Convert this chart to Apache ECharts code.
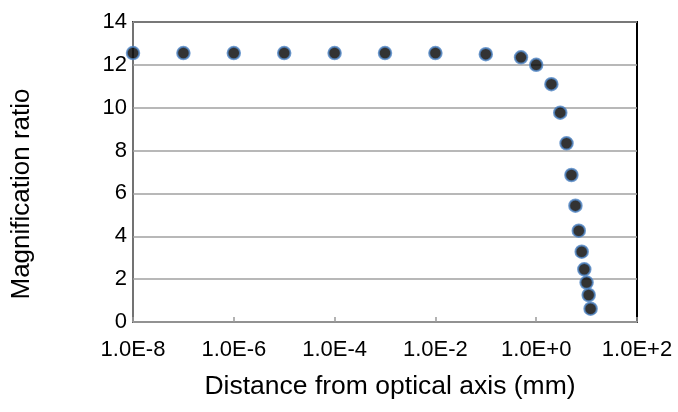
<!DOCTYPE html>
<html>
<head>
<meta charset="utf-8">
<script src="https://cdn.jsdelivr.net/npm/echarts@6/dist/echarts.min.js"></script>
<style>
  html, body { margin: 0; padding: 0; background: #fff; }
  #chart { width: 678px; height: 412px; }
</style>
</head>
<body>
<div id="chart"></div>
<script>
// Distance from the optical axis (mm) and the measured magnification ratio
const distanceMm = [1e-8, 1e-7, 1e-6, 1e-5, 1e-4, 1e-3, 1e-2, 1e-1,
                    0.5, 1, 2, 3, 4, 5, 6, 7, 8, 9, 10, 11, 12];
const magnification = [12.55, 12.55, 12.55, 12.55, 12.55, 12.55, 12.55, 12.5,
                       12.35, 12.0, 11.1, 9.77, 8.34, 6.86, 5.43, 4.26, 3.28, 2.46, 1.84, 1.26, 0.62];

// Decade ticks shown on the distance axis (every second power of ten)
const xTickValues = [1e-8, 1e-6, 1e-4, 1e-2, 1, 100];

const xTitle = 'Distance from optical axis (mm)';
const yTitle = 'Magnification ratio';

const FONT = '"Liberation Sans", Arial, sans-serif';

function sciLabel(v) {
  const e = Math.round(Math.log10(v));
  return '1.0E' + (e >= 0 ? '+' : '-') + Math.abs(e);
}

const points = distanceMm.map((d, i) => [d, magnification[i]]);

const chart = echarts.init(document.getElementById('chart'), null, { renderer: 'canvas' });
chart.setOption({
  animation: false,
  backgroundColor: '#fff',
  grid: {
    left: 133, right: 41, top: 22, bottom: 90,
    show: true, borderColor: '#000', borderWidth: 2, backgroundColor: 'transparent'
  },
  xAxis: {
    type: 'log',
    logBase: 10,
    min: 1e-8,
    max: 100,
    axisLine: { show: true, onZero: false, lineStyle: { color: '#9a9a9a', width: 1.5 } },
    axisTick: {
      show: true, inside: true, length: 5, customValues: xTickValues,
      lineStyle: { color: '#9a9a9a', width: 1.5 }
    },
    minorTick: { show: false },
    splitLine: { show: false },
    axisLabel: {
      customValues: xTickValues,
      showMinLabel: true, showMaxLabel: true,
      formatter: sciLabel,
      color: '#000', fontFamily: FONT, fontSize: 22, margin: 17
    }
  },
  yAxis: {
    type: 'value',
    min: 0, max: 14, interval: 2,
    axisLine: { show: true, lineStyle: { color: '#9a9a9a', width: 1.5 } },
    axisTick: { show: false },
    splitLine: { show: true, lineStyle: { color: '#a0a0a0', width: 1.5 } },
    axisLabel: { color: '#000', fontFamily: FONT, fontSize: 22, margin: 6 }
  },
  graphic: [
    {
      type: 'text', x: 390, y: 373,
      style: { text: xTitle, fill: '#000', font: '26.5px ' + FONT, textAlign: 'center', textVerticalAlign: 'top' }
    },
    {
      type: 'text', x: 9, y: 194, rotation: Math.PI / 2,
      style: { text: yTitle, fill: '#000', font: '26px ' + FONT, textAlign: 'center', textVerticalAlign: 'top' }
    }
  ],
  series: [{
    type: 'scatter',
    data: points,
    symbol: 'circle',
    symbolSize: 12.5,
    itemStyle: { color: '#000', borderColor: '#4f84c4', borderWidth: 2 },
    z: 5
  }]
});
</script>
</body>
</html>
==
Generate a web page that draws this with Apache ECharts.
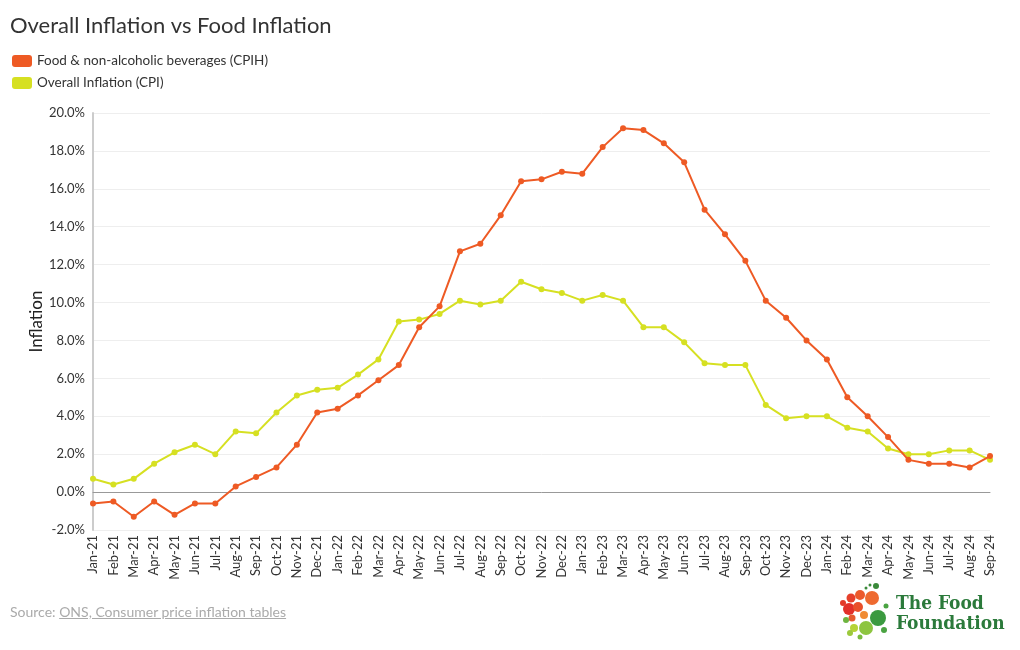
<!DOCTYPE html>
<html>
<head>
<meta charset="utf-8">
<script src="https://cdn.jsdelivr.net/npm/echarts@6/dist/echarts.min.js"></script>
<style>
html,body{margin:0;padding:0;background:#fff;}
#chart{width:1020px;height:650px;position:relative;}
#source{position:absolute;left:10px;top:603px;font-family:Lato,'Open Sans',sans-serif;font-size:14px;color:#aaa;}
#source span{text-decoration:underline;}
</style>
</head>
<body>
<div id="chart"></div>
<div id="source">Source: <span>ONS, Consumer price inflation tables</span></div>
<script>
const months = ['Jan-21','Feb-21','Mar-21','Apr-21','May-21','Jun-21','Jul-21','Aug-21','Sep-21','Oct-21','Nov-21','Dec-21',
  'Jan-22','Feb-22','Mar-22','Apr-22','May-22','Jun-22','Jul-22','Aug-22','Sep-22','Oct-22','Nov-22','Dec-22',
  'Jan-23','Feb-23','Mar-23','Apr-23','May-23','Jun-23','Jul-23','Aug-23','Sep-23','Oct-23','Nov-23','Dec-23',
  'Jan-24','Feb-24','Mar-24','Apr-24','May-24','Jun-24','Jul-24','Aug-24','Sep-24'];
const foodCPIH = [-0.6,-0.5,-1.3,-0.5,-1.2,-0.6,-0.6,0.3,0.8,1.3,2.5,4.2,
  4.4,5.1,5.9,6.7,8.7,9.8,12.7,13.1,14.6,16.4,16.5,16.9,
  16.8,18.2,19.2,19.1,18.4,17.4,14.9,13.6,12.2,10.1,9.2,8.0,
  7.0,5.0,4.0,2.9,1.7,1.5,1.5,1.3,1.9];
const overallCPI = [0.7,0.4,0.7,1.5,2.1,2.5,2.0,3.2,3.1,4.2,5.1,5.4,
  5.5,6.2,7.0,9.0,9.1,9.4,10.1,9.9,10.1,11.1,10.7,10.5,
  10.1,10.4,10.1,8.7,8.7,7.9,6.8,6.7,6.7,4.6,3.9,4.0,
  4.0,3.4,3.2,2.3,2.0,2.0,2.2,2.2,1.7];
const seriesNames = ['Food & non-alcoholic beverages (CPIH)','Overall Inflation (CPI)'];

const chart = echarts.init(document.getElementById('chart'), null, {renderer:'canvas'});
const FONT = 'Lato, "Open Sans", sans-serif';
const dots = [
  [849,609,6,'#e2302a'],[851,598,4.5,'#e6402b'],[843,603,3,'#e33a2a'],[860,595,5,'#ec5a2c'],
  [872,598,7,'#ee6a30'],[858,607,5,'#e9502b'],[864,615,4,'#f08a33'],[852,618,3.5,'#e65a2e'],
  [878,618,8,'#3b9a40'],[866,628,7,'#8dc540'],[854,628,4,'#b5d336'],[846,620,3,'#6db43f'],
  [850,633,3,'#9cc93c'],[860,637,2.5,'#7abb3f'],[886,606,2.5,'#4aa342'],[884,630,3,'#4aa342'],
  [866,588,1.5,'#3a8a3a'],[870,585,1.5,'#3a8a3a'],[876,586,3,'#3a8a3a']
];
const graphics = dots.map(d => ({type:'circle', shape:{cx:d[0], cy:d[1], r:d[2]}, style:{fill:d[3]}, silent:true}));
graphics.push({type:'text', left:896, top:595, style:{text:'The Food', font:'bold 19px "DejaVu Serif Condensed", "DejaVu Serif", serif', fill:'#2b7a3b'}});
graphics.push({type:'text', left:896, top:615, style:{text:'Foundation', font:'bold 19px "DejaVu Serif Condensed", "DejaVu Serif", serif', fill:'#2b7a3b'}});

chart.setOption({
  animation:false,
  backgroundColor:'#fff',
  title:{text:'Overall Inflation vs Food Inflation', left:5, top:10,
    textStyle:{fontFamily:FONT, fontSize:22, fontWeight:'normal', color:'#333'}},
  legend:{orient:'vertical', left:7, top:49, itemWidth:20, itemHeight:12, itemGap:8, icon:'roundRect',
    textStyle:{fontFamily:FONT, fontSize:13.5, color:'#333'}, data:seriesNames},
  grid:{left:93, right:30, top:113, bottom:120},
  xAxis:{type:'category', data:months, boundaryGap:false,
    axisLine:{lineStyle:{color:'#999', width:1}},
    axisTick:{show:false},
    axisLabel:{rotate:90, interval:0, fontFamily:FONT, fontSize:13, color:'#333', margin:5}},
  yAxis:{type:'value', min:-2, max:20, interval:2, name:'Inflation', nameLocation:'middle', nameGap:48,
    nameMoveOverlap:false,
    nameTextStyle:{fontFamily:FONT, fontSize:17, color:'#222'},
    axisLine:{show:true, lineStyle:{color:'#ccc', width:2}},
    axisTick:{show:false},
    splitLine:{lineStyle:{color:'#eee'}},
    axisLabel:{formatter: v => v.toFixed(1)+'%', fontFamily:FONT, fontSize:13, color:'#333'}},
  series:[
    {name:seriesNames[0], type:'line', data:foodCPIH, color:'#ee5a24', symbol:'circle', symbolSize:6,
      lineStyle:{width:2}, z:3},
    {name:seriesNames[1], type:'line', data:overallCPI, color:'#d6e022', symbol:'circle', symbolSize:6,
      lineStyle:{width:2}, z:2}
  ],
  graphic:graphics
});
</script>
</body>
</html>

> _What to produce_: Make an exact copy of the lines from the one holding "Convert this chart to Apache ECharts code." through the one holding "const points = distanceMm.map((d, i)", end lines included, without the pictures.

> _Reply_:
Convert this chart to Apache ECharts code.
<!DOCTYPE html>
<html>
<head>
<meta charset="utf-8">
<script src="https://cdn.jsdelivr.net/npm/echarts@6/dist/echarts.min.js"></script>
<style>
  html, body { margin: 0; padding: 0; background: #fff; }
  #chart { width: 678px; height: 412px; }
</style>
</head>
<body>
<div id="chart"></div>
<script>
// Distance from the optical axis (mm) and the measured magnification ratio
const distanceMm = [1e-8, 1e-7, 1e-6, 1e-5, 1e-4, 1e-3, 1e-2, 1e-1,
                    0.5, 1, 2, 3, 4, 5, 6, 7, 8, 9, 10, 11, 12];
const magnification = [12.55, 12.55, 12.55, 12.55, 12.55, 12.55, 12.55, 12.5,
                       12.35, 12.0, 11.1, 9.77, 8.34, 6.86, 5.43, 4.26, 3.28, 2.46, 1.84, 1.26, 0.62];

// Decade ticks shown on the distance axis (every second power of ten)
const xTickValues = [1e-8, 1e-6, 1e-4, 1e-2, 1, 100];

const xTitle = 'Distance from optical axis (mm)';
const yTitle = 'Magnification ratio';

const FONT = '"Liberation Sans", Arial, sans-serif';

function sciLabel(v) {
  const e = Math.round(Math.log10(v));
  return '1.0E' + (e >= 0 ? '+' : '-') + Math.abs(e);
}

const points = distanceMm.map((d, i) => [d, magnification[i]]);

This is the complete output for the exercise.